_Aim_: Skipping all pictures, set down the lines of the listing from the first through the one with "200, 100, 0]".

_Data shown_:
----
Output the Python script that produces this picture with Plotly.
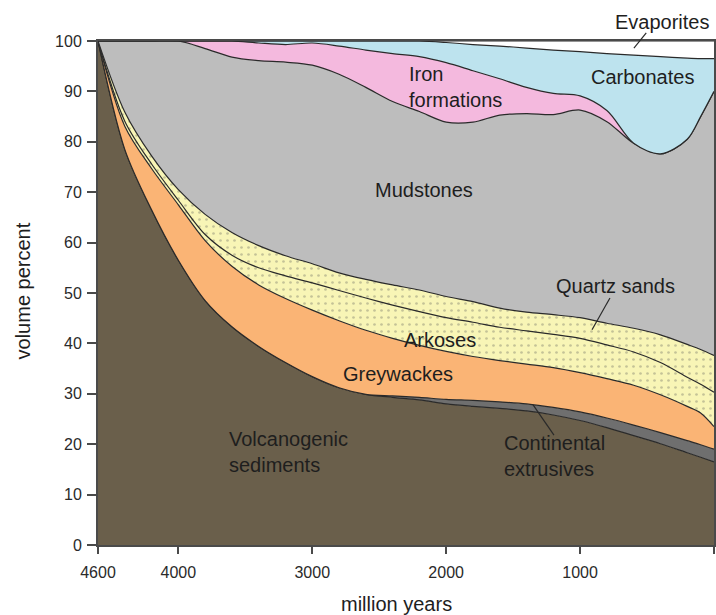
import plotly.graph_objects as go

# Age in million years (x axis, reversed)
years = [4600, 4400, 4200, 4000, 3800, 3600, 3400, 3200, 3000, 2800, 2600, 2400, 2200,
         2000, 1800, 1600, 1400, 1200, 1000, 800, 600, 400, 200, 100, 0]

# Volume percent of each sediment type (stacked bottom -> top)
volcanogenic = [100, 78.5, 66.5, 56.5, 48.5, 43.3, 39.4, 36.2, 33.4, 31.2, 29.9, 29.3, 28.8,
                28.0, 27.5, 27.1, 26.6, 25.8, 24.7, 23.3, 21.7, 20.1, 18.3, 17.4, 16.5]
continental = [0, 0, 0, 0, 0, 0, 0, 0, 0, 0, 0, 0.3, 0.5,
               0.9, 1.2, 1.3, 1.4, 1.5, 1.7, 1.9, 2.1, 2.2, 2.4, 2.5, 2.5]
greywackes = [0, 4.6, 8.2, 11.0, 11.9, 12.0, 12.2, 12.7, 13.2, 13.3, 12.7, 11.4, 10.3,
              9.5, 8.7, 8.2, 7.9, 7.9, 7.8, 7.8, 7.9, 7.5, 6.8, 6.3, 4.5]
arkoses = [0, 1.0, 0.9, 0.9, 1.2, 2.2, 3.4, 4.5, 5.4, 6.0, 6.4, 6.6, 6.7,
           6.7, 6.8, 6.6, 6.6, 6.6, 6.8, 6.7, 6.6, 6.4, 5.8, 5.7, 6.8]
quartz_sands = [0, 1.8, 1.6, 2.1, 4.0, 4.5, 4.4, 4.0, 3.8, 3.5, 3.7, 4.0, 4.3,
                4.2, 4.1, 3.8, 3.7, 3.9, 4.1, 4.3, 4.7, 5.5, 6.5, 6.9, 7.3]
mudstones = [0, 14.1, 22.8, 29.5, 32.9, 34.8, 36.7, 38.4, 39.4, 39.4, 38.1, 36.4, 35.4,
             34.6, 35.6, 38.3, 39.4, 39.7, 41.2, 40.0, 36.7, 35.9, 40.7, 46.2, 52.4]
iron_formations = [0, 0, 0, 0, 1.5, 3.2, 3.5, 3.5, 4.4, 5.6, 7.4, 9.5, 10.9,
                   11.8, 10.2, 7.2, 5.2, 4.2, 2.8, 2.2, 0, 0, 0, 0, 0]
carbonates = [0, 0, 0, 0, 0, 0, 0.4, 0.7, 0.4, 1.0, 1.8, 2.5, 3.1,
              4.0, 5.2, 6.5, 7.8, 8.6, 8.8, 11.3, 17.5, 19.3, 16.1, 11.5, 6.5]
evaporites = [0, 0, 0, 0, 0, 0, 0, 0, 0, 0, 0, 0, 0,
              0.3, 0.7, 1.0, 1.4, 1.8, 2.1, 2.5, 2.8, 3.1, 3.4, 3.5, 3.5]

x_ticks = [4600, 4000, 3000, 2000, 1000, 0]

FONT = "Liberation Sans, Arial, sans-serif"
LINE = "#2a2a2a"

layers = [
    ("Volcanogenic sediments", volcanogenic, "#6a5f4b", None),
    ("Continental extrusives", continental, "#6f6f6f", None),
    ("Greywackes", greywackes, "#fab475", None),
    ("Arkoses", arkoses, "#f8f5b6", "dots"),
    ("Quartz sands", quartz_sands, "#f8f5b6", "dots"),
    ("Mudstones", mudstones, "#bdbdbd", None),
    ("Iron formations", iron_formations, "#f4b9de", None),
    ("Carbonates", carbonates, "#bde3ee", None),
    ("Evaporites", evaporites, "#ffffff", None),
]

fig = go.Figure()
for name, vals, color, pat in layers:
    kw = {}
    if pat == "dots":
        kw["fillpattern"] = dict(shape=".", fgcolor="#8f8f78", bgcolor=color,
                                 size=7, solidity=0.12)
    fig.add_trace(go.Scatter(
        x=years, y=vals, name=name, mode="lines",
        stackgroup="one",
        line=dict(color=LINE, width=1.2, shape="spline", smoothing=0.9),
        fillcolor=color, hoverinfo="skip", showlegend=False, **kw))

def lab(text, x, y, xanchor="center", align="center"):
    return dict(x=x, y=y, xref="x", yref="y", text=text, showarrow=False,
                xanchor=xanchor, yanchor="middle", align=align, borderpad=0,
                font=dict(family=FONT, size=20, color="#1e1e1e"))

annotations = [
    dict(x=0.917, y=1.038, xref="paper", yref="paper", text="Evaporites",
         showarrow=False, xanchor="center", yanchor="middle",
         font=dict(family=FONT, size=20, color="#1e1e1e")),
    lab("Carbonates", 537, 92.9),
    lab("Iron<br>formations", 2285, 90.9, "left", "left"),
    lab("Mudstones", 2166, 70.4),
    lab("Quartz sands", 732, 51.4),
    lab("Arkoses", 2046, 40.7),
    lab("Greywackes", 2360, 33.9),
    lab("Volcanogenic<br>sediments", 3629, 18.4, "left", "left"),
    lab("Continental<br>extrusives", 1575, 17.6, "left", "left"),
    dict(x=0.484, y=-0.117, xref="paper", yref="paper", text="million years",
         showarrow=False, xanchor="center", yanchor="middle",
         font=dict(family=FONT, size=20, color="#1e1e1e")),
    dict(x=-0.121, y=0.504, xref="paper", yref="paper", text="volume percent",
         showarrow=False, xanchor="center", yanchor="middle", textangle=-90,
         font=dict(family=FONT, size=20, color="#1e1e1e")),
]

shapes = [
    dict(type="line", xref="paper", yref="paper", x0=0.890, y0=1.016, x1=0.870, y1=0.986,
         line=dict(color=LINE, width=1.2)),
    dict(type="line", xref="x", yref="y", x0=777, y0=49.0, x1=911, y1=42.7,
         line=dict(color=LINE, width=1.2)),
    dict(type="line", xref="x", yref="y", x0=1351, y0=27.8, x1=1195, y1=21.8,
         line=dict(color=LINE, width=1.2)),
]

axis_common = dict(showgrid=False, zeroline=False, showline=True, mirror=True,
                   linecolor="#4a4a4a", linewidth=2, ticks="outside",
                   tickcolor="#4a4a4a", tickwidth=1.5, automargin=False,
                   tickfont=dict(family=FONT, size=16, color="#2a2a2a"))

fig.update_layout(
    width=716, height=615,
    margin=dict(l=98, r=2, t=41, b=70),
    paper_bgcolor="white", plot_bgcolor="white",
    xaxis=dict(range=[4600, 0], tickvals=x_ticks, ticklen=7,
               ticklabelstandoff=5, **axis_common),
    yaxis=dict(range=[0, 100], dtick=10, ticklen=9, ticklabelstandoff=2,
               **axis_common),
    annotations=annotations, shapes=shapes, showlegend=False,
)

fig.write_html("out.html", config={"displayModeBar": False},
               post_script="document.body.style.margin='0';")
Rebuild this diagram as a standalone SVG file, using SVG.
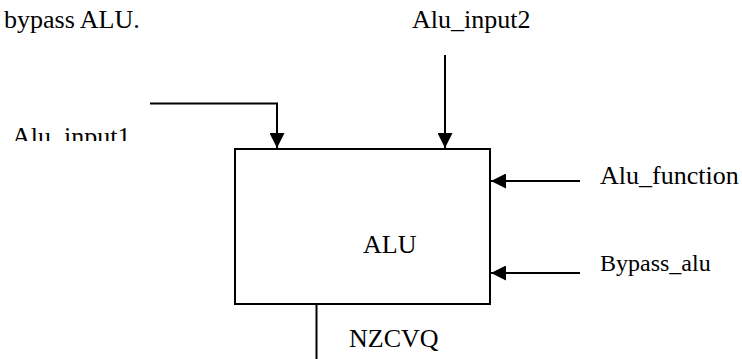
<svg xmlns="http://www.w3.org/2000/svg" width="742" height="359" viewBox="0 0 742 359">
  <style>
    .lbl { font-family: "Liberation Serif", "Times New Roman", serif; font-size: 26px; fill: #000; }
    .small { font-size: 24px; }
    .wire { stroke: #000; stroke-width: 2; fill: none; }
    .box { stroke: #000; stroke-width: 2; fill: #fff; }
  </style>
  <defs>
    <marker id="arrow" markerUnits="userSpaceOnUse" markerWidth="16" markerHeight="15" refX="15" refY="7.5" orient="auto">
      <path d="M0,0 L15,7.5 L0,15 Z" fill="#000"/>
    </marker>
    <clipPath id="clipInput1">
      <rect x="0" y="110" width="200" height="31"/>
    </clipPath>
  </defs>
  <rect width="742" height="359" fill="#fff"/>

  <text class="lbl" x="4" y="28">bypass ALU.</text>

  <g id="alu">
    <rect class="box" x="235" y="149" width="255" height="155"/>
    <text class="lbl" x="363" y="253">ALU</text>
  </g>

  <g id="alu_input1">
    <text class="lbl" x="12" y="145" clip-path="url(#clipInput1)">Alu_input1</text>
  </g>
  <g id="alu_input2">
    <text class="lbl" x="412" y="28">Alu_input2</text>
  </g>
  <g id="alu_function">
    <text class="lbl" x="600" y="184">Alu_function</text>
  </g>
  <g id="bypass_alu">
    <text class="lbl small" x="600" y="271">Bypass_alu</text>
  </g>
  <g id="nzcvq">
    <text class="lbl" x="349" y="347">NZCVQ</text>
  </g>

  <g id="connectors">
    <path class="wire" d="M150,103.5 H277 V148" marker-end="url(#arrow)"/>
    <path class="wire" d="M445,55 V148" marker-end="url(#arrow)"/>
    <path class="wire" d="M580,181 H491" marker-end="url(#arrow)"/>
    <path class="wire" d="M580,273 H491" marker-end="url(#arrow)"/>
    <path class="wire" d="M316.5,304 V359"/>
  </g>
</svg>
----
_Exercise response_:
Output the Python script that produces this picture with Plotly.
import plotly.graph_objects as go

# Age in million years (x axis, reversed)
years = [4600, 4400, 4200, 4000, 3800, 3600, 3400, 3200, 3000, 2800, 2600, 2400, 2200,
         2000, 1800, 1600, 1400, 1200, 1000, 800, 600, 400, 200, 100, 0]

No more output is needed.